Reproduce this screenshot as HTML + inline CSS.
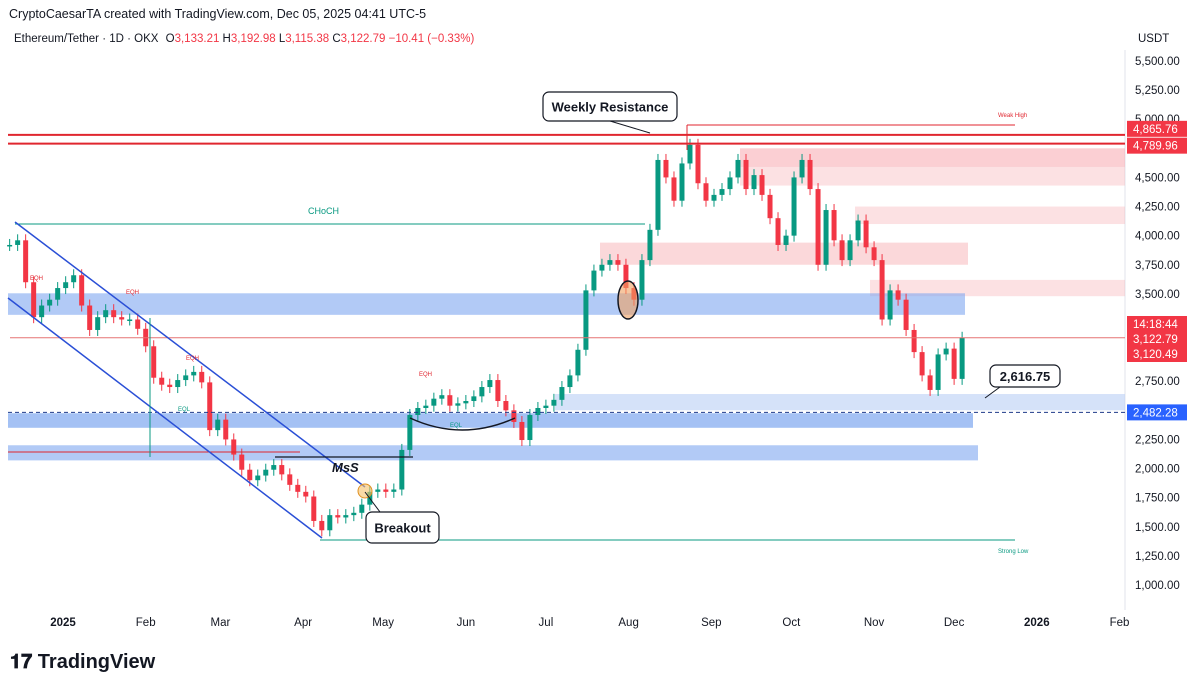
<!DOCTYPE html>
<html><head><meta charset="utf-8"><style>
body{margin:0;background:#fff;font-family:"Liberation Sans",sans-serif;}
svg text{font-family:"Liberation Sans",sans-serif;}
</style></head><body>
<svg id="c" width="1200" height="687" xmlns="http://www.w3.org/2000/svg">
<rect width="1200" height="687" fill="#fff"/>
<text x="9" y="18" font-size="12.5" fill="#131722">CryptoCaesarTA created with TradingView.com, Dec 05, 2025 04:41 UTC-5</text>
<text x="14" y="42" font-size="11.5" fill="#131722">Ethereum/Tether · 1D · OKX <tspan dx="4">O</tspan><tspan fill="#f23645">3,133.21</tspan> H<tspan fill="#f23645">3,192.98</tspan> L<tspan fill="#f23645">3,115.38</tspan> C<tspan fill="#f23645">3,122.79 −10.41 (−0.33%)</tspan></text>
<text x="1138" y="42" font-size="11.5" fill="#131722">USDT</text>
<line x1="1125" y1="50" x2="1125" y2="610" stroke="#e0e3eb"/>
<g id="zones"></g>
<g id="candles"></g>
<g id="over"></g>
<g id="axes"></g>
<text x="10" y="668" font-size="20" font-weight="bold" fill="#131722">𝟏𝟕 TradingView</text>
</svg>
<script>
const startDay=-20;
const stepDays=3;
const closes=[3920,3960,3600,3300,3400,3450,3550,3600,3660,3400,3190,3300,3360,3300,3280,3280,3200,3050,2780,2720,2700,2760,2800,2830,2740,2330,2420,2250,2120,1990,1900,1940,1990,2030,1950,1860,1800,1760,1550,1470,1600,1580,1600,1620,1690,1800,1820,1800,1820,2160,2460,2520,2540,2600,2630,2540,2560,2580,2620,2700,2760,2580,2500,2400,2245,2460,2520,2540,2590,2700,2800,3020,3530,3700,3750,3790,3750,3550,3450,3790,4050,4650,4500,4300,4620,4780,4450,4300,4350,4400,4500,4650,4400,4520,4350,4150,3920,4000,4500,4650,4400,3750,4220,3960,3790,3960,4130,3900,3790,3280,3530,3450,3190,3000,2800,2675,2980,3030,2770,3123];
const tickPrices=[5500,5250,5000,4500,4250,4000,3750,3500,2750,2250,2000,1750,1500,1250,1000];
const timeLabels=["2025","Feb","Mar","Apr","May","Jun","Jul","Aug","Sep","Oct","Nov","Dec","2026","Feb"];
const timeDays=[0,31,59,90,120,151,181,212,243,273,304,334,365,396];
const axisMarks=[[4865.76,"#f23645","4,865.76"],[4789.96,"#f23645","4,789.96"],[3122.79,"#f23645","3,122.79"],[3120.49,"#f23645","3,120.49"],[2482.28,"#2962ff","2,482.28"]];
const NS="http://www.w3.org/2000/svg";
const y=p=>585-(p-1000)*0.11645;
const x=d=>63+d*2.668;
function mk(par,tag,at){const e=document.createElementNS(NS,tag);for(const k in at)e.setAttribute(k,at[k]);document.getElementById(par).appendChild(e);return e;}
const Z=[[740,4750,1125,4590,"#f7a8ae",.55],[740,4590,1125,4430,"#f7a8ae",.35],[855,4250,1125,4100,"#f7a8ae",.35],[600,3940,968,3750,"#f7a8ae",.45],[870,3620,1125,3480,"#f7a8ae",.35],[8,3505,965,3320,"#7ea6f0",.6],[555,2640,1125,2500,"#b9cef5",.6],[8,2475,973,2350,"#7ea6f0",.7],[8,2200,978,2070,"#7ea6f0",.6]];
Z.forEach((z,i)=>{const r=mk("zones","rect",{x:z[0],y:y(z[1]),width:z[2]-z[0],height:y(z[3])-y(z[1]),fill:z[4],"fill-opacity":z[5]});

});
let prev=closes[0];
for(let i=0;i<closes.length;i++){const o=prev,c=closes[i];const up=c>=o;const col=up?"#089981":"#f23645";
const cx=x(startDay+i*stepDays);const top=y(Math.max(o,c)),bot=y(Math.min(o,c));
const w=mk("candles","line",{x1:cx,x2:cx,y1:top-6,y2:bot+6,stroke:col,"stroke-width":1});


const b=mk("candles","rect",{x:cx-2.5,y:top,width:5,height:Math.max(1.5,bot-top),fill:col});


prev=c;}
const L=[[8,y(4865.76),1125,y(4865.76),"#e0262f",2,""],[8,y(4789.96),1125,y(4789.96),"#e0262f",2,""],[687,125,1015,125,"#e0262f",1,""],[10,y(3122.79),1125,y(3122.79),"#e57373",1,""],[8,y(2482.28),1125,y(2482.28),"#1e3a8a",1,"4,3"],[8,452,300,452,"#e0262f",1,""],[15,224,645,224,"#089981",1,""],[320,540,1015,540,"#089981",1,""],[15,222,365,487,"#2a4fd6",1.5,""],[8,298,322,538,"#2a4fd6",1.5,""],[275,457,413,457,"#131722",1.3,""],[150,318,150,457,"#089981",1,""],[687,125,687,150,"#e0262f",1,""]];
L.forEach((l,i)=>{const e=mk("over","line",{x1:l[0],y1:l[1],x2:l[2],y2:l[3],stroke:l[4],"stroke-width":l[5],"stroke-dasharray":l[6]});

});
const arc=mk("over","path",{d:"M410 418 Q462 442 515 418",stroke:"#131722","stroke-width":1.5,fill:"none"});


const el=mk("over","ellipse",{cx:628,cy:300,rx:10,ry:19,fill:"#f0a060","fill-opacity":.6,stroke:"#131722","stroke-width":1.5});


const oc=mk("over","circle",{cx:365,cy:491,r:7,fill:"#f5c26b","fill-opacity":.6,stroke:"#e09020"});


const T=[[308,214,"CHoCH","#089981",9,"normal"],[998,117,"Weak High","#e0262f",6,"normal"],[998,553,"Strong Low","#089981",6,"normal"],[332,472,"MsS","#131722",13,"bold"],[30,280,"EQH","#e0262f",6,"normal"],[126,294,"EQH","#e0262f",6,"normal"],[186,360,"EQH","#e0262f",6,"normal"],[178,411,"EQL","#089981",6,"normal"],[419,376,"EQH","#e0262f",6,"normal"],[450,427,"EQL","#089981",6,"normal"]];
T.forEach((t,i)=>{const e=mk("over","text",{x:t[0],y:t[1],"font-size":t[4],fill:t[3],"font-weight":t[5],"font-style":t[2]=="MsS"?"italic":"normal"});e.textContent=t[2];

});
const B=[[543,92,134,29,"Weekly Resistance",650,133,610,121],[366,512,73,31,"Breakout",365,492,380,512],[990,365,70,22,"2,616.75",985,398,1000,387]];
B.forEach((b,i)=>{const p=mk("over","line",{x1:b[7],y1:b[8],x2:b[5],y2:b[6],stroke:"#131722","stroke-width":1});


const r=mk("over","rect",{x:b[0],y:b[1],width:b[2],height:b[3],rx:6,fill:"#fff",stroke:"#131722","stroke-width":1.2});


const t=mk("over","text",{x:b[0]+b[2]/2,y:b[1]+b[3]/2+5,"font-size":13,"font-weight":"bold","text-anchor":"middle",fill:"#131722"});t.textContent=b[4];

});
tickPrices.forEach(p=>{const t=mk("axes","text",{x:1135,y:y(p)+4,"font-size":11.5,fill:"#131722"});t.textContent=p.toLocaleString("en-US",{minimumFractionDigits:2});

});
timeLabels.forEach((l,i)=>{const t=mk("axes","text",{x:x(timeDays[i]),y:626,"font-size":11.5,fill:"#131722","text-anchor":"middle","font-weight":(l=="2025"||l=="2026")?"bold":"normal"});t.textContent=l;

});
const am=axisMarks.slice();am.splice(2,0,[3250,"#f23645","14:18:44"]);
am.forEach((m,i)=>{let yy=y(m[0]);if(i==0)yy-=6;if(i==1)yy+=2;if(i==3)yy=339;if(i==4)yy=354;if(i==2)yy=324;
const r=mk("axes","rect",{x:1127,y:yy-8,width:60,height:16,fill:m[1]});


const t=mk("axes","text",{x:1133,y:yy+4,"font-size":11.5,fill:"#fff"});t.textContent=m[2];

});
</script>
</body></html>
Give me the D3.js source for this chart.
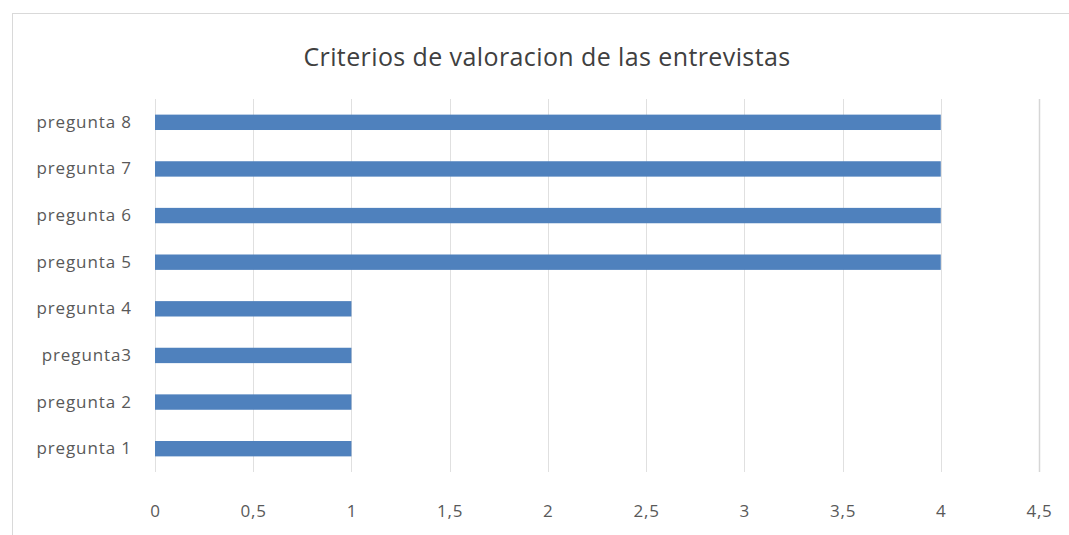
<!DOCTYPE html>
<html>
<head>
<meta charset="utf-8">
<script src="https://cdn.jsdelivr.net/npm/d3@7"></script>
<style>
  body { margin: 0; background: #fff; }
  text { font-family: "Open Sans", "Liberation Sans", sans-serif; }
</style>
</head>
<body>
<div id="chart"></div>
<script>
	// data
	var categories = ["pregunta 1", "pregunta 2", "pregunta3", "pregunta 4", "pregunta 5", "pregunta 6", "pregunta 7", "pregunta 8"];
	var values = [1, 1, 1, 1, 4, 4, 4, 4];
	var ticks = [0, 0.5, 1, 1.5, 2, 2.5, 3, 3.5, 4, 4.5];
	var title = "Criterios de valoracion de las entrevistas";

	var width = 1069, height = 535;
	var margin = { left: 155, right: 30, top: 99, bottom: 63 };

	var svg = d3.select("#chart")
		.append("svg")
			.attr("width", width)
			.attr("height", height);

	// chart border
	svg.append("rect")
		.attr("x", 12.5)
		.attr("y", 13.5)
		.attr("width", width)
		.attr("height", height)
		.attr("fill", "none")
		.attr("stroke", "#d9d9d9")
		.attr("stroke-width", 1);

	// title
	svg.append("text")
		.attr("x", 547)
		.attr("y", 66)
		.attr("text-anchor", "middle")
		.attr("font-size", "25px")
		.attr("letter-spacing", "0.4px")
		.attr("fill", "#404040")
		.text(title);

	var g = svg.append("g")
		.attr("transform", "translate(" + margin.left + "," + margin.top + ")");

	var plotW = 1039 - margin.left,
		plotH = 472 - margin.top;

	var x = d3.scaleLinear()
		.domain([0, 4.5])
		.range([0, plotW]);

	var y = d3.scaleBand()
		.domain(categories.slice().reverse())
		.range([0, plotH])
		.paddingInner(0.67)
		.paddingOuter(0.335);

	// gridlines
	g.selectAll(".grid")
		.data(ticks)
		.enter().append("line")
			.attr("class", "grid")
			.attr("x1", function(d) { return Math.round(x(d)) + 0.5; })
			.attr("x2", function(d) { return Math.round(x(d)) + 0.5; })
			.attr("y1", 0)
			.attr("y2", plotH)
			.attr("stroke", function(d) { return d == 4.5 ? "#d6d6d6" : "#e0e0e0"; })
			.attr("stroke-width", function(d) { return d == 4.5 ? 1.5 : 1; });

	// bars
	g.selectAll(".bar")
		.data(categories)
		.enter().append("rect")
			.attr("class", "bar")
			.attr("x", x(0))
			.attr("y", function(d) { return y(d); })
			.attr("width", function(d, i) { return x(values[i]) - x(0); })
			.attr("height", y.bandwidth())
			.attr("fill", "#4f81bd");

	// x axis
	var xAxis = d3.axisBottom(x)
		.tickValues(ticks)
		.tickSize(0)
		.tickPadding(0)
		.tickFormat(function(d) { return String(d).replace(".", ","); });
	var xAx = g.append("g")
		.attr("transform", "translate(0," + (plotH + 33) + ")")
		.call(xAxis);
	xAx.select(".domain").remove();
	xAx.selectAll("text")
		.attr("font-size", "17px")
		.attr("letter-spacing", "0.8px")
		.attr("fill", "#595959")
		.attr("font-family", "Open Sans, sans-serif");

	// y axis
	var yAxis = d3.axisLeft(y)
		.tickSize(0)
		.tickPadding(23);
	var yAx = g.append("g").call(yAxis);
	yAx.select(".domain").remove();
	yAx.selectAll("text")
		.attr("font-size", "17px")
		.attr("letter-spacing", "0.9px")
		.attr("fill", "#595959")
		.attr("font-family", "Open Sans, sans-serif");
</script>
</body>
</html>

════

What to work on: Take the lines above starting at the one containing "Give me the D3.js source for this chart." and ending at the one containing "d == 4.5 ? 1.5", and print them again exactly, without pictures.

Answer to the task:
Give me the D3.js source for this chart.
<!DOCTYPE html>
<html>
<head>
<meta charset="utf-8">
<script src="https://cdn.jsdelivr.net/npm/d3@7"></script>
<style>
  body { margin: 0; background: #fff; }
  text { font-family: "Open Sans", "Liberation Sans", sans-serif; }
</style>
</head>
<body>
<div id="chart"></div>
<script>
	// data
	var categories = ["pregunta 1", "pregunta 2", "pregunta3", "pregunta 4", "pregunta 5", "pregunta 6", "pregunta 7", "pregunta 8"];
	var values = [1, 1, 1, 1, 4, 4, 4, 4];
	var ticks = [0, 0.5, 1, 1.5, 2, 2.5, 3, 3.5, 4, 4.5];
	var title = "Criterios de valoracion de las entrevistas";

	var width = 1069, height = 535;
	var margin = { left: 155, right: 30, top: 99, bottom: 63 };

	var svg = d3.select("#chart")
		.append("svg")
			.attr("width", width)
			.attr("height", height);

	// chart border
	svg.append("rect")
		.attr("x", 12.5)
		.attr("y", 13.5)
		.attr("width", width)
		.attr("height", height)
		.attr("fill", "none")
		.attr("stroke", "#d9d9d9")
		.attr("stroke-width", 1);

	// title
	svg.append("text")
		.attr("x", 547)
		.attr("y", 66)
		.attr("text-anchor", "middle")
		.attr("font-size", "25px")
		.attr("letter-spacing", "0.4px")
		.attr("fill", "#404040")
		.text(title);

	var g = svg.append("g")
		.attr("transform", "translate(" + margin.left + "," + margin.top + ")");

	var plotW = 1039 - margin.left,
		plotH = 472 - margin.top;

	var x = d3.scaleLinear()
		.domain([0, 4.5])
		.range([0, plotW]);

	var y = d3.scaleBand()
		.domain(categories.slice().reverse())
		.range([0, plotH])
		.paddingInner(0.67)
		.paddingOuter(0.335);

	// gridlines
	g.selectAll(".grid")
		.data(ticks)
		.enter().append("line")
			.attr("class", "grid")
			.attr("x1", function(d) { return Math.round(x(d)) + 0.5; })
			.attr("x2", function(d) { return Math.round(x(d)) + 0.5; })
			.attr("y1", 0)
			.attr("y2", plotH)
			.attr("stroke", function(d) { return d == 4.5 ? "#d6d6d6" : "#e0e0e0"; })
			.attr("stroke-width", function(d) { return d == 4.5 ? 1.5 : 1; });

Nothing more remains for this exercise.